The ongoing war in Iraq and the policies of the U.S. administration have led to much controversy and haven’t failed to touch even the University’s politics.
Gabor Rona, the international legal director for Human Rights First, spoke to students Friday at the University’s Law School about the impact of executive authority both abroad and at home.
Rona, who previously worked as a legal adviser for the Red Cross in Geneva, said the United States has practiced widespread detainee abuse since the terrorist attacks on Sept. 11, 2001.
Rona said the United States went to great lengths to collect information about terrorist organizations and bent internationally recognized laws to do so.
Reading from a leaflet that circulated in Afghanistan, Rona said the United States resorted to more creative tactics for collecting information.
The leaflet said people would receive “wealth beyond your wildest dreams,” for helping the United States gather intelligence about terrorist groups.
Rona said tactics like these caused heightened tribal animosity in the region, and many people were turned in to the government who had no ties to illegal organizations.
Although nothing is inherently wrong with the government seeking information, Rona said, there needs to be a legal process in which innocent people aren’t detained.
“That’s where the process broke down,” he said.
Since 9-11, Rona said the presidential administration monitored the actions of American citizens as well.
Rona used examples such as the story of an elderly woman who donated money to a charity abroad that was actually a front for a terrorist organization and a citizen who taught English to the child of an al-Qaida member.
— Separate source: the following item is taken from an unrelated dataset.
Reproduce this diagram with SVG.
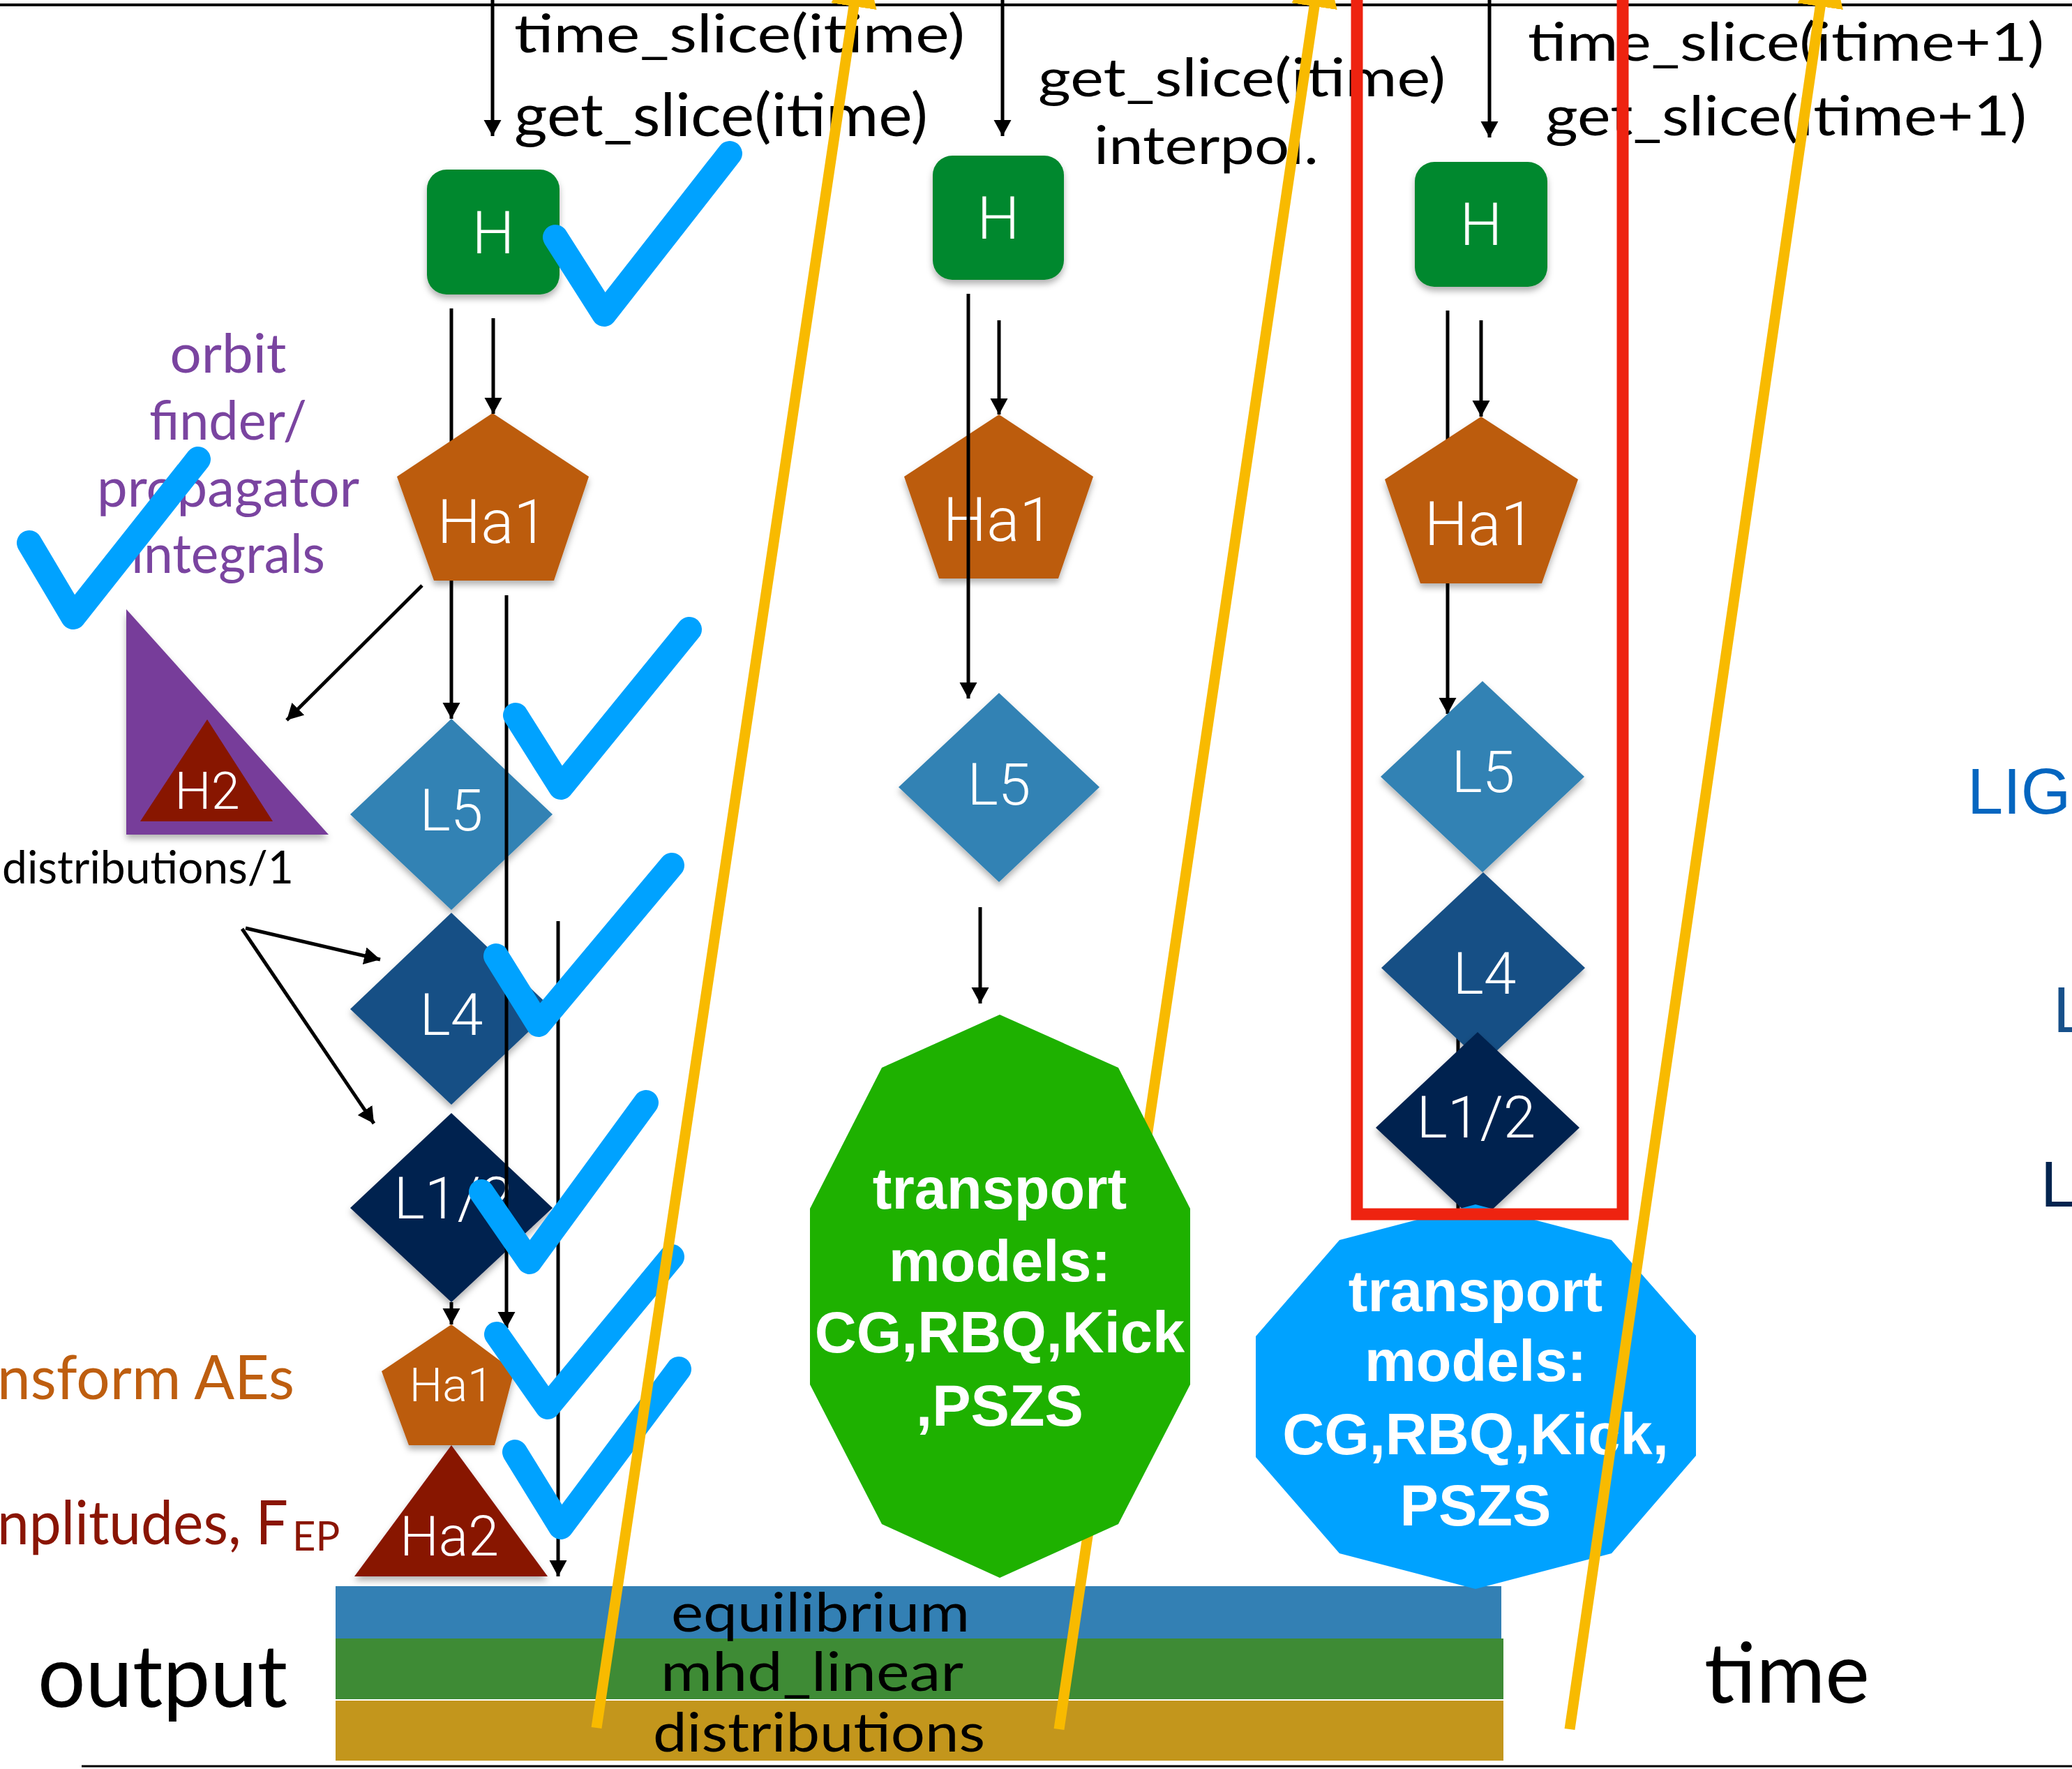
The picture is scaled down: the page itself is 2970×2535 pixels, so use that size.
<svg xmlns="http://www.w3.org/2000/svg" width="2970" height="2535" viewBox="0 0 2970 2535">
<style>
.conn{stroke:#000;stroke-width:5;fill:none}
.arr{marker-end:url(#ah)}
.lbl{font-family:Roboto,"Liberation Sans",sans-serif;font-weight:300;fill:#fff;text-anchor:middle}
.gill{font-family:Lato,"Open Sans","Liberation Sans",sans-serif}
.tm{font-family:"Liberation Sans",Arial,sans-serif;font-weight:bold;fill:#fff;text-anchor:middle;font-size:83px}
.chk{fill:none;stroke:#00A2FF;stroke-width:36;stroke-linecap:round;stroke-linejoin:round}
.yl{stroke:#F8BA00;stroke-width:15;fill:none;marker-end:url(#yh)}
.side{font-family:"Liberation Sans",Arial,sans-serif;font-size:92px}
</style>
<defs>
<marker id="ah" markerUnits="userSpaceOnUse" markerWidth="25" markerHeight="26" refX="23" refY="12.5" orient="auto"><path d="M0,0 L23,12.5 L0,25 z" fill="#000"/></marker>
<marker id="yh" markerUnits="userSpaceOnUse" markerWidth="84" markerHeight="68" refX="82" refY="33" orient="auto"><path d="M0,0 L82,33 L0,66 z" fill="#F8BA00"/></marker>
<filter id="sh" x="-20%" y="-20%" width="140%" height="150%"><feDropShadow dx="0" dy="6" stdDeviation="5" flood-color="#000" flood-opacity="0.3"/></filter>
</defs>
<rect width="2970" height="2535" fill="#fff"/>
<line x1="0" y1="7" x2="2970" y2="7" stroke="#000" stroke-width="4"/>
<line x1="117" y1="2531" x2="2970" y2="2531" stroke="#000" stroke-width="3"/>

<g id="connectors-behind">
<line class="conn arr" x1="647" y1="442" x2="647" y2="1030"/>
<line class="conn arr" x1="2075" y1="445" x2="2075" y2="1023"/>
<line class="conn" x1="2090" y1="1380" x2="2090" y2="1760"/>
</g>

<g id="bars">
<rect x="481" y="2273" width="1671" height="76" fill="#3380B4"/>
<rect x="481" y="2348" width="1674" height="87" fill="#3E8B35"/>
<rect x="481" y="2437" width="1674" height="86" fill="#C3961C"/>
</g>

<g id="H-1" filter="url(#sh)"><rect x="612" y="243" width="190" height="179" rx="28" fill="#03882E"/><text class="lbl" x="707" y="363" font-size="86">H</text></g>
<g id="H-2" filter="url(#sh)"><rect x="1337" y="223" width="188" height="178" rx="28" fill="#03882E"/><text class="lbl" x="1431" y="342" font-size="86">H</text></g>
<g id="H-3" filter="url(#sh)"><rect x="2028" y="232" width="190" height="179" rx="28" fill="#03882E"/><text class="lbl" x="2123" y="351" font-size="86">H</text></g>

<g id="Ha1-1" filter="url(#sh)"><polygon points="706,592 844,683 794,832 622,832 569,683" fill="#BC5B0E"/><text class="lbl" x="706" y="778" font-size="88">Ha1</text></g>
<g id="Ha1-2" filter="url(#sh)"><polygon points="1432,594 1567,683 1517,829 1346,829 1296,683" fill="#BC5B0E"/><text class="lbl" x="1431" y="775" font-size="88">Ha1</text></g>
<g id="Ha1-3" filter="url(#sh)"><polygon points="2123,597 2262,687 2210,836 2036,836 1985,687" fill="#BC5B0E"/><text class="lbl" x="2121" y="781" font-size="88">Ha1</text></g>

<g id="H2" filter="url(#sh)"><polygon points="181,873 181,1196 471,1196" fill="#773D9A"/><polygon points="297,1031 201,1177 391,1177" fill="#881300"/><text class="lbl" x="297" y="1159" font-size="74">H2</text></g>

<g id="L5-1" filter="url(#sh)"><polygon points="647,1030 792,1167 647,1304 502,1167" fill="#3282B4"/><text class="lbl" x="647" y="1190" font-size="84">L5</text></g>
<g id="L4-1" filter="url(#sh)"><polygon points="647,1308 792,1446 647,1583 502,1446" fill="#174F85"/><text class="lbl" x="647" y="1483" font-size="84">L4</text></g>
<g id="L12-1" filter="url(#sh)"><polygon points="647,1595 792,1731 647,1866 502,1731" fill="#02244F"/><text class="lbl" x="650" y="1746" font-size="84">L1/2</text></g>
<g id="Ha1-small" filter="url(#sh)"><polygon points="647,1898 737,1965 709,2071 586,2071 547,1965" fill="#BC5B0E"/><text class="lbl" x="647" y="2008" font-size="67">Ha1</text></g>
<g id="Ha2" filter="url(#sh)"><polygon points="647,2071 785,2259 508,2259" fill="#881300"/><text class="lbl" x="644" y="2229" font-size="79">Ha2</text></g>

<g id="L5-2" filter="url(#sh)"><polygon points="1432,993 1576,1128 1432,1264 1288,1128" fill="#3282B4"/><text class="lbl" x="1432" y="1153" font-size="84">L5</text></g>

<g id="L5-3" filter="url(#sh)"><polygon points="2125,976 2271,1113 2125,1250 1979,1113" fill="#3282B4"/><text class="lbl" x="2126" y="1135" font-size="84">L5</text></g>
<g id="L4-3" filter="url(#sh)"><polygon points="2126,1250 2272,1387 2126,1524 1980,1387" fill="#174F85"/><text class="lbl" x="2128" y="1424" font-size="84">L4</text></g>
<g id="L12-3" filter="url(#sh)"><polygon points="2118,1479 2264,1616 2118,1753 1972,1616" fill="#02244F"/><text class="lbl" x="2116" y="1630" font-size="84">L1/2</text></g>

<g id="transport-3"><polygon points="2115,1726 2310,1777 2431,1914 2431,2086 2310,2226 2115,2277 1920,2226 1800,2088 1800,1915 1920,1777" fill="#00A2FF"/>
<text class="tm" x="2115" y="1879">transport</text><text class="tm" x="2115" y="1979">models:</text><text class="tm" x="2115" y="2084">CG,RBQ,Kick,</text><text class="tm" x="2115" y="2186">PSZS</text></g>

<g id="connectors">
<line class="conn arr" x1="706" y1="0" x2="706" y2="195"/>
<line class="conn arr" x1="1437" y1="0" x2="1437" y2="195"/>
<line class="conn arr" x1="2135" y1="0" x2="2135" y2="197"/>
<line class="conn arr" x1="707" y1="456" x2="707" y2="593"/>
<line class="conn arr" x1="726" y1="853" x2="726" y2="1903"/>
<line class="conn arr" x1="800" y1="1320" x2="800" y2="2259"/>
<line class="conn arr" x1="605" y1="839" x2="411" y2="1032"/>
<line class="conn arr" x1="647" y1="1866" x2="647" y2="1898"/>
<line class="conn arr" x1="352" y1="1330" x2="545" y2="1375"/>
<line class="conn arr" x1="347" y1="1331" x2="536" y2="1610"/>
<line class="conn arr" x1="1432" y1="459" x2="1432" y2="594"/>
<line class="conn arr" x1="1388" y1="421" x2="1388" y2="1001"/>
<line class="conn arr" x1="1405" y1="1300" x2="1405" y2="1438"/>
<line class="conn arr" x1="2123" y1="459" x2="2123" y2="597"/>
</g>

<g id="labels" class="gill">
<text x="737" y="75" font-size="76" textLength="646" lengthAdjust="spacingAndGlyphs">time_slice(itime)</text>
<text x="737" y="195" font-size="86" textLength="593" lengthAdjust="spacingAndGlyphs">get_slice(itime)</text>
<text x="1488" y="138" font-size="76" textLength="584" lengthAdjust="spacingAndGlyphs">get_slice(itime)</text>
<text x="1568" y="235" font-size="76" textLength="322" lengthAdjust="spacingAndGlyphs">interpol.</text>
<text x="2190" y="87" font-size="76" textLength="740" lengthAdjust="spacingAndGlyphs">time_slice(itime+1)</text>
<text x="2215" y="194" font-size="80" textLength="690" lengthAdjust="spacingAndGlyphs">get_slice(itime+1)</text>
<g fill="#7A44A0" font-size="78" text-anchor="middle">
<text x="327" y="534" textLength="167" lengthAdjust="spacingAndGlyphs">orbit</text>
<text x="327" y="630" textLength="226" lengthAdjust="spacingAndGlyphs">finder/</text>
<text x="327" y="726" textLength="376" lengthAdjust="spacingAndGlyphs">propagator</text>
<text x="327" y="821" textLength="278" lengthAdjust="spacingAndGlyphs">integrals</text>
</g>
<text x="3" y="1266" font-size="66" textLength="418" lengthAdjust="spacingAndGlyphs">distributions/1</text>
<text x="-4" y="2005" font-size="88" fill="#BE5E0F" textLength="426" lengthAdjust="spacingAndGlyphs">nsform AEs</text>
<text y="2213" font-size="88" fill="#8A1504"><tspan x="-4" textLength="417" lengthAdjust="spacingAndGlyphs">nplitudes, F</tspan><tspan x="419" y="2222" font-size="58">EP</tspan></text>
<text x="54" y="2446" font-size="125" textLength="358" lengthAdjust="spacingAndGlyphs">output</text>
<text x="2443" y="2440" font-size="120" textLength="237" lengthAdjust="spacingAndGlyphs">time</text>
<text x="962" y="2338" font-size="78" textLength="428" lengthAdjust="spacingAndGlyphs">equilibrium</text>
<text x="947" y="2423" font-size="78" textLength="434" lengthAdjust="spacingAndGlyphs">mhd_linear</text>
<text x="936" y="2510" font-size="78" textLength="476" lengthAdjust="spacingAndGlyphs">distributions</text>
</g>
<text class="side" x="2820" y="1166" fill="#0466C0">LIG</text>
<text class="side" x="2943" y="1479" fill="#17508A">L</text>
<text class="side" x="2925" y="1729" fill="#02244F">L</text>

<rect id="highlight" x="1945" y="-20" width="381" height="1760" fill="none" stroke="#EE2310" stroke-width="17"/>

<g id="checks">
<polyline class="chk" points="796,340 866,450 1046,220"/>
<polyline class="chk" points="42,778 105,884 284,658"/>
<polyline class="chk" points="739,1025 804,1128 988,902"/>
<polyline class="chk" points="711,1370 772,1468 963,1240"/>
<polyline class="chk" points="690,1708 759,1808 926,1580"/>
<polyline class="chk" points="712,1912 785,2016 963,1801"/>
<polyline class="chk" points="738,2081 804,2188 973,1962"/>
</g>

<g id="time-arrows">
<line class="yl" x1="855" y1="2476" x2="1236" y2="-72"/>
<line class="yl" x1="1518" y1="2478" x2="1896" y2="-72"/>
<line class="yl" x1="2250" y1="2478" x2="2621" y2="-72"/>
</g>

<g id="transport-2"><polygon points="1433,1454 1603,1530 1706,1732 1706,1984 1603,2184 1433,2261 1264,2184 1161,1984 1161,1732 1264,1530" fill="#1EB100"/>
<text class="tm" x="1433" y="1732">transport</text><text class="tm" x="1433" y="1836">models:</text><text class="tm" x="1433" y="1938">CG,RBQ,Kick</text><text class="tm" x="1433" y="2043">,PSZS</text></g>
</svg>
Both were deemed enemy combatants by the government, he said.
No doubt some of the detainees were bad actors, Rona said, but many were detained with no connection to criminality.
“It’s a trigger mechanism for more abuse,” he said.
Extraordinary rendition, the act of transferring suspected terrorists to countries abroad for interrogation, was another facet in the War on Terror, Rona said.
Many people believe that because information is being expressed during an interrogation, it’s acceptable to torture, he said.
“Not only does (torture) not work, but brutalizes the interrogator” and the victim, he said.
Rona stressed the link between humane treatment and successful intelligence gathering.
“Progress in counter terrorism security and human rights are complementary – they are not competition,” he said.
First-year law student Zainab Akbar said her identity as a Muslim is closely tied to her interest in human rights.
Akbar said she’s currently taking a law class with adjunct professor Robert Delahunty, who co-authored a memo in 2002 outlining the legality of torture against terrorist members.
Akbar said it’s important for someone to balance the perspective of Delahunty at the University.
Human Rights Center development coordinator Patrick Finnegan said he felt America should be a model for human rights and that he finds it
“profoundly disturbing” that the government isn’t following the standards they first created after World War II.
Still, Rona said some people believe the ends justify the means in regard to torture and inhumane treatment.
“Even after the next election (our reputation) may be hard to get back,” he said.